Later, I was convinced that this law must have come from
my creator, God. I understood conscience as a judgment I make always
with God, no matter how poorly I perceive him. It can never be a
judgment arrived at by my lonesome self.
Everything tells me I do not and cannot live alone, by
myself, though I can foolishly think that I am alone, which sadly
happens from time to time. Objectively, and irrespective of whether we
are aware of it or not, we are always into some relationship. That’s
how I understand my life or anybody’s life to be.
Thus, I was happy to learn years later on that the
Catechism, for example, upholds this childhood insight of mine just as
it is the insight of many others. Some relevant points could be the
following:
* 1776 – “Deep within his conscience man discovers a law
which he has not laid upon himself but which he must obey.
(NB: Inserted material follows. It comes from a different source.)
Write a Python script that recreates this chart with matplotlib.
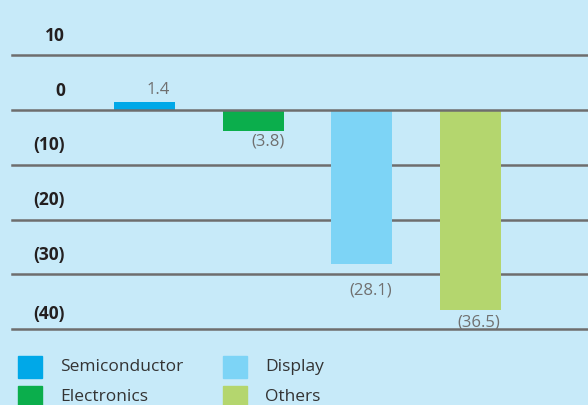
import matplotlib.pyplot as plt
from matplotlib.patches import Rectangle

# segment results
segments = ['Semiconductor', 'Electronics', 'Display', 'Others']
values = [1.4, -3.8, -28.1, -36.5]
value_labels = ['1.4', '(3.8)', '(28.1)', '(36.5)']
colors = ['#00a8e8', '#0bae4c', '#7dd4f6', '#b4d66e']

tick_values = [10, 0, -10, -20, -30, -40]
tick_labels = ['10', '0', '(10)', '(20)', '(30)', '(40)']

bg = '#c7eaf9'
plt.rcParams['font.family'] = ['Open Sans', 'DejaVu Sans']

fig = plt.figure(figsize=(5.88, 4.05), dpi=100, facecolor=bg)
ax = fig.add_axes([0, 0, 1, 1])
ax.set_facecolor(bg)

# scale: zero line at 110 px from top, ~5.48 px per unit
ppu = 5.48
ax.set_ylim(-295 / ppu, 110 / ppu)
ax.set_xlim(-144.5 / 108.7, (588 - 144.5) / 108.7)

for t in tick_values:
    ax.axhline(t, xmin=12 / 588, xmax=1, color='#6e6e6e', lw=1.8,
               zorder=3 if t == 0 else 1)

x = range(len(segments))
ax.bar(x, values, width=0.56, color=colors, zorder=2)

for t, lab in zip(tick_values, tick_labels):
    ax.annotate(lab, xy=(65 / 588, t), xycoords=('axes fraction', 'data'),
                xytext=(0, 14 if t > -40 else 11), textcoords='offset points',
                ha='right', va='center', fontsize=12.5, fontweight='bold',
                color='#231f20')

# label offsets in points (x, y)
label_offsets = [(10, 9), (11, -8), (6, -19), (6, -9)]
for i, (v, lab) in enumerate(zip(values, value_labels)):
    ax.annotate(lab, xy=(i, v), xytext=label_offsets[i],
                textcoords='offset points',
                ha='center', va='center', fontsize=12, color='#707070')

ax.axis('off')

# legend drawn in pixel coordinates of the figure
W, H = 588, 405
legend_pos = [(18, 367), (18, 397), (223, 367), (223, 397)]
for (lx, ly), k in zip(legend_pos, range(4)):
    fig.patches.append(Rectangle((lx / W, 1 - (ly + 11) / H), 24 / W, 22 / H,
                                 transform=fig.transFigure, color=colors[k]))
    fig.text((lx + 42) / W, 1 - ly / H, segments[k], ha='left', va='center',
             fontsize=12.5, color='#333333')

fig.savefig('out.png', dpi=100, facecolor=bg)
Its
voice…sounds in his heart at the right moment… For man has in his
heart a law inscribed by God.”
* 1779 – “Return to your conscience, question it… Turn
inward, brethren, and in everything you do, see God as your witness.”
(St. Augustine)
* 1795 – “Conscience is man’s most secret core, and his sanctuary.
There he is alone with God whose voice echoes in his depths.” (Gaudium
et spes 16)
I suppose with this understanding of conscience, what we
have to do is to improve our sensitivity to discern God’s presence,
praying, developing the virtues, mastering Christian doctrine taught
by the Church, etc.
These will improve our most important, basic and
pattern-forming relationship with God and our skill to apply his law
to our actions. We have to do everything to insure that we always
pursue this ideal.
We have to be wary with our tendency to just
intellectualize our understanding of conscience, which can give us
impressive but not life-transforming lights, since it is detached from
the true and ultimate Light.
This is the usual Achilles’ heel of our bright boys.